MY DAILY PIC (#1554): Sometimes, I get jealous of artists: Something notable starts to interest them, and they can follow that interest deep into the work they produce. Their preoccupations can be their profession.

That’s the case with the Argentine artist Ana Gallardo. She realized how little most of us think about life in old age, even though all of us (with luck) will go through it. That led her to seek out old people who seem to be aging notably well, and to make a series of videos, called “Primary Actions,” about how these exemplary seniors lead their lives. (I caught her videos in her retrospective at the Museum of Modern Art in Buenos Aires this spring, but they’ll be screened again at the museum of contemporary art in Mar Del Plata in July.)

Today’s Pic shows a still from “Primary Actions: Japanese Dance,” which looks at Mariko Sakata, an 83-year-old Brazilian of Japanese descent who teaches other old people to dance.

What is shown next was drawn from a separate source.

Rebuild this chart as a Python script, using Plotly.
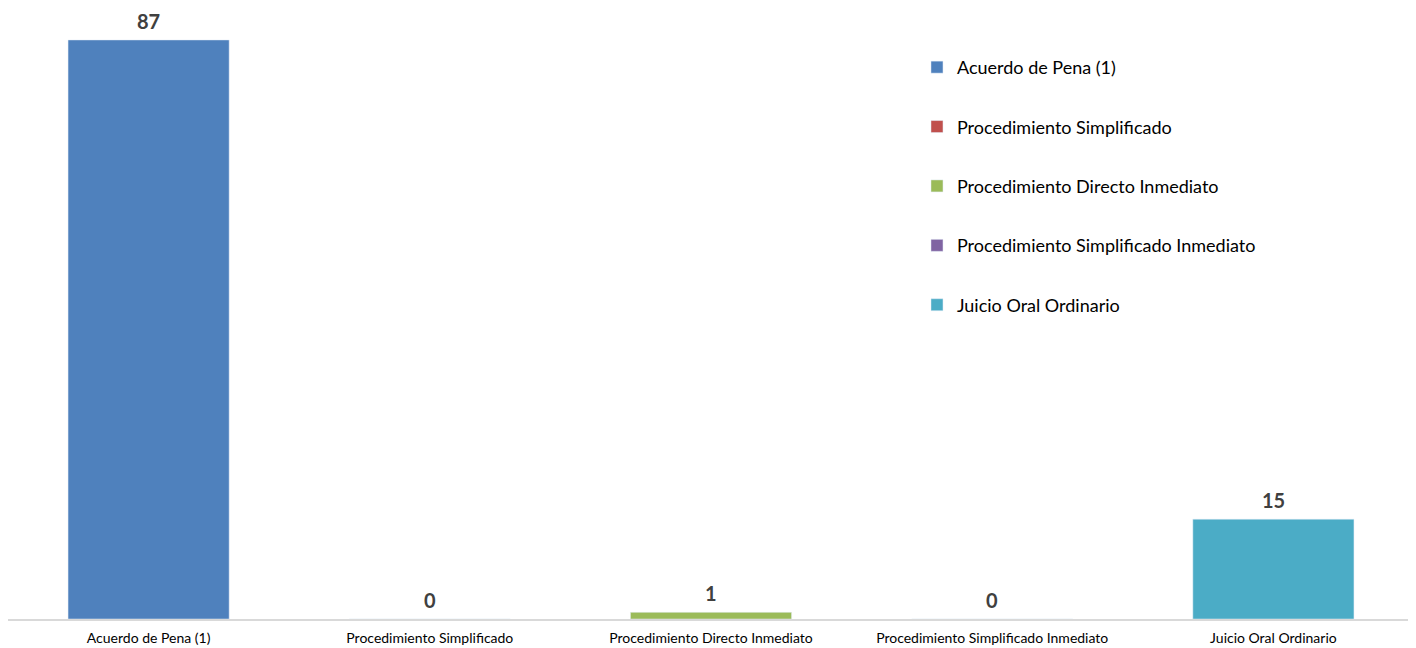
import plotly.graph_objects as go

categories = ["Acuerdo de Pena (1)", "Procedimiento Simplificado", "Procedimiento Directo Inmediato",
              "Procedimiento Simplificado Inmediato", "Juicio Oral Ordinario"]
values = [87, 0, 1, 0, 15]
colors = ["#4F81BD", "#C0504D", "#9BBB59", "#8064A2", "#4BACC6"]

fig = go.Figure()
for i, (c, v, col) in enumerate(zip(categories, values, colors)):
    fig.add_trace(go.Bar(
        x=[c], y=[v], name=c, marker_color=col, width=0.573,
        legendgroup=f"g{i}",
    ))
    fig.add_annotation(x=c, y=v, text=f"<b>{v}</b>", showarrow=False,
                       yanchor="bottom", yshift=6, borderpad=0,
                       font=dict(family="Lato", size=20, color="#404040"))

fig.update_layout(
    width=1416, height=648,
    margin=dict(l=0, r=10, t=0, b=37),
    plot_bgcolor="white", paper_bgcolor="white",
    barmode="overlay",
    showlegend=True,
    legend=dict(x=0.6465, y=0.933, xanchor="left", yanchor="top",
                font=dict(family="Lato", size=18, color="#000000"),
                tracegroupgap=33, itemwidth=30, bgcolor="rgba(0,0,0,0)"),
    xaxis=dict(categoryorder="array", categoryarray=categories, showline=True,
               linecolor="#D9D9D9", linewidth=2, ticks="", showgrid=False,
               automargin=False, ticklabelstandoff=5,
               tickfont=dict(family="Lato", size=14, color="#000000")),
    yaxis=dict(range=[0, 91.8], visible=False, showgrid=False, zeroline=False,
               automargin=False),
)

fig.write_html("out.html")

Gallardo didn’t just film Mariko teaching; she joined the class, where, despite her relative youth, she comes across as one of the less promising pupils. (That’s her in back in the darker kimono.)

It’s as though Gallardo wants to start practicing now for an old age that she knows – or hopes – she will have to go through. Her video doesn’t teach dance. It’s a DIY kit for something much harder to manage with grace: aging.